Verbitisky combines his own reporting with the confessions of a retired Argentine navy officer, Adolfo Scilingo. The result is an account of how 10,000 to 30,000 people were "disappeared" (read: kidnapped, tortured, murdered) by the Argentine armed forces, including chilling reports about torture by cattle prod, by toe-nail pulling, by the introduction of live mice into a woman's vagina.
Scilingo's story alone is compelling. Guilt overtook the officer 18 years after he obeyed orders to throw planeloads of prisoners, alive but drugged unconscious, to their death in the Atlantic Ocean. Plagued by nightmares that began when he almost fell out along with one of his victims, Scilingo grew outraged when, years later, the navy refused to admit that these actions had been ordered during the undeclared "war against subversives." Steadied by sedatives and whiskey, Scilingo admitted his fears to Verbitsky: "If you carry out orders and enough time goes by that they are no longer secret for operative reasons and they are still being hidden or even directly lied about ... this is lying in a treacherous way. And, in the context of that lie, I say we were transformed into criminals."

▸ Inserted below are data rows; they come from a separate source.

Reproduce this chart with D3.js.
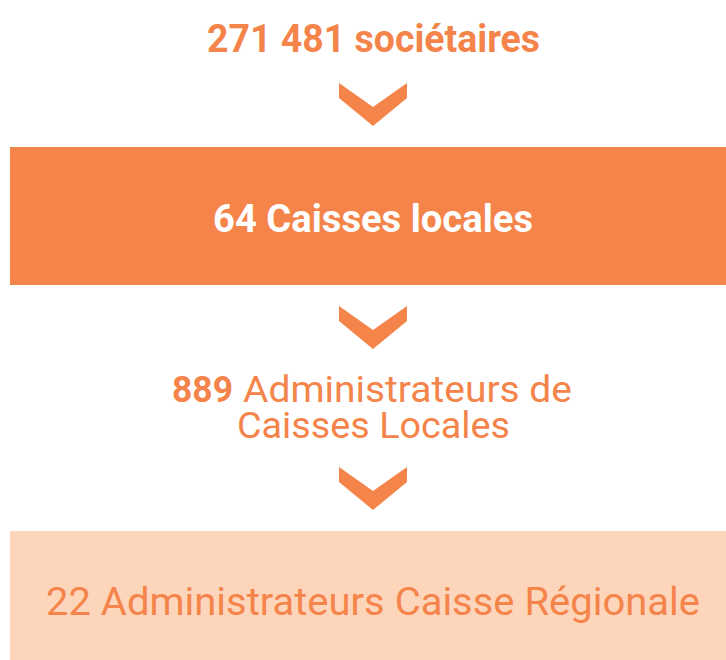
<!DOCTYPE html>
<html>
<head>
<meta charset="utf-8">
<script src="https://cdn.jsdelivr.net/npm/d3@7"></script>
<style>
  body { margin: 0; background: #fff; }
  svg { display: block; }
</style>
</head>
<body>
<div id="chart"></div>
<script>
const W = 726, H = 660;

// niveaux de la pyramide
const counts = ["271 481", "64", "889", "22"];
const labels = ["sociétaires", "Caisses locales", "Administrateurs de", "Administrateurs Caisse Régionale"];
const subLabels = ["", "", "Caisses Locales", ""];

const orange = "#f4844a";
const peach = "#fdd5ba";

const svg = d3.select("#chart").append("svg")
  .attr("width", W)
  .attr("height", H);

const font = "Roboto, 'DejaVu Sans Condensed', sans-serif";

// bandes
svg.append("rect")
  .attr("x", 10).attr("y", 147)
  .attr("width", W - 10).attr("height", 138)
  .attr("fill", orange);

svg.append("rect")
  .attr("x", 10).attr("y", 531)
  .attr("width", W - 10).attr("height", H - 531)
  .attr("fill", peach);

// chevrons
const chevronTops = [83, 306, 467];
const chev = d3.line();
function chevronPts(cx, y0) {
  return [[cx - 34, y0], [cx, y0 + 24], [cx + 34, y0], [cx + 34, y0 + 15], [cx, y0 + 43], [cx - 34, y0 + 15]];
}
svg.selectAll(".chev")
  .data(chevronTops)
  .join("path")
  .attr("class", "chev")
  .attr("d", d => chev(chevronPts(373, d)) + "Z")
  .attr("fill", orange);

// textes
function txt(str, x, y, len, opts) {
  return svg.append("text")
    .attr("x", x).attr("y", y)
    .attr("textLength", len)
    .attr("lengthAdjust", "spacingAndGlyphs")
    .attr("font-family", font)
    .attr("font-size", opts.size || 39)
    .attr("font-weight", opts.bold ? 700 : 400)
    .attr("fill", opts.fill || orange)
    .text(str);
}

txt(counts[0] + " " + labels[0], 207, 52, 333, {bold: true});
txt(counts[1] + " " + labels[1], 213, 232, 320, {bold: true, fill: "#fff"});
txt(counts[2], 172, 402, 61, {bold: true, size: 37});
txt(labels[2], 243, 402, 329, {size: 37});
txt(subLabels[2], 237, 438, 273, {size: 37});
txt(counts[3] + " " + labels[3], 46, 615, 654, {});
</script>
</body>
</html>
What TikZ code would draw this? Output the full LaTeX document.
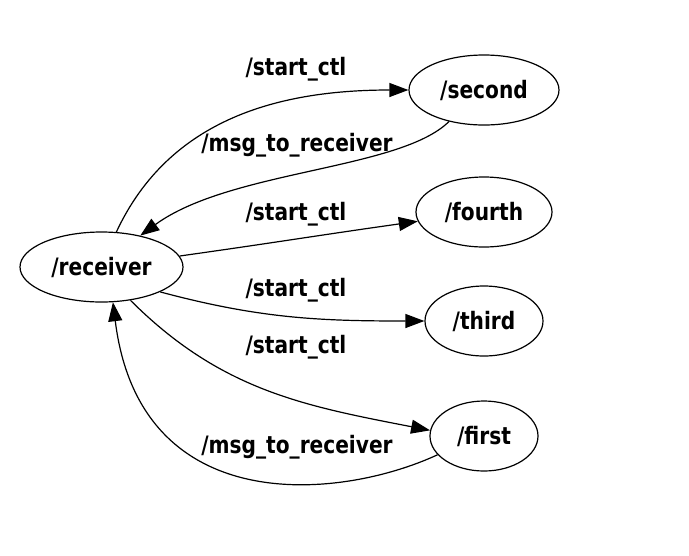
\documentclass[tikz,border=0pt]{standalone}
\usepackage{fontspec}
\setmainfont{DejaVu Sans}
\newfontfamily\graphfont[FakeStretch=0.84]{DejaVu Sans}
\usetikzlibrary{arrows.meta, shapes.geometric}

\begin{document}
\begin{tikzpicture}[
    x=1pt, y=-1pt,
    topic/.style = {ellipse, draw=black, line width=1.2pt, inner sep=0pt,
                    minimum height=70pt, font=\graphfont\fontsize{24}{28}\selectfont\bfseries},
    lbl/.style   = {font=\graphfont\fontsize{24}{28}\selectfont\bfseries, inner sep=1pt},
    pub/.style   = {-{Triangle[length=19pt, width=14pt]}, line width=1.2pt},
]

\useasboundingbox (0,0) rectangle (689,555);

%% ---- Nodes ----

\node[topic, minimum width=163pt] (receiver) at (101.5,267) {/receiver};
\node[topic, minimum width=150pt] (second)   at (484,90)    {/second};
\node[topic, minimum width=136pt] (fourth)   at (484,212)   {/fourth};
\node[topic, minimum width=118pt] (third)    at (484,321)   {/third};
\node[topic, minimum width=108pt] (first)    at (484,436)   {/first};

%% ---- Edges ----

\draw[pub] (receiver.67) to[out=65, in=180] (second.west);
\draw[pub] (second.222) .. controls (400,170) and (230,170) .. (receiver.39);
\draw[pub] (receiver.8) to[out=8, in=188] (fourth.188);
\draw[pub] (receiver.-23) to[out=-15, in=180] (third.west);
\draw[pub] (receiver.-49) to[out=-45, in=169] (first.174);
\draw[pub] (first.202) .. controls (340,500) and (140,520) .. (receiver.-72);

%% ---- Edge labels ----

\node[lbl] (l1) at (296,69)  {/start\_ctl};
\node[lbl] (l2) at (297,145) {/msg\_to\_receiver};
\node[lbl] (l3) at (296,214) {/start\_ctl};
\node[lbl] (l4) at (296,290) {/start\_ctl};
\node[lbl] (l5) at (296,347) {/start\_ctl};
\node[lbl] (l6) at (297,447) {/msg\_to\_receiver};

\end{tikzpicture}
\end{document}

These taped confessions are the record of one man's impossible struggle to reconcile having unquestioningly followed orders to kill, with the realization (far too late) that those giving the orders were heinous murderers, not upright soldiers. The story of "the flights" was one Verbitsky had heard many times before, but only from the mouths of victims. When he published Scilingo's confession in Buenos Aires in March of 1995, he opened the biggest can of worms to wriggle through the fashionable tango capital since democracy was reinstated in 1983. Scilingo's revelations led to a historic mea culpa by the chief of the army, a demand (still stuck in the country's Supreme Court) for the armed forces to provide lists of the "desaparecidos," and -- perhaps most significantly -- to a society's painful examination of the past.
This American edition of "The Flight" summarizes these post-publication developments and offers a brilliant chronology of Argentine political history since 1930. A glossary of key figures serves as a who's-who refresher and guide through the maze-like text. As a primer to the Dirty War, "The Flight" is a volume of bloodcurdling horror that packs an astonishing moral punch. And it profoundly illustrates Verbitsky's statement that "often in human history, great secrets are revealed by a solitary conscience."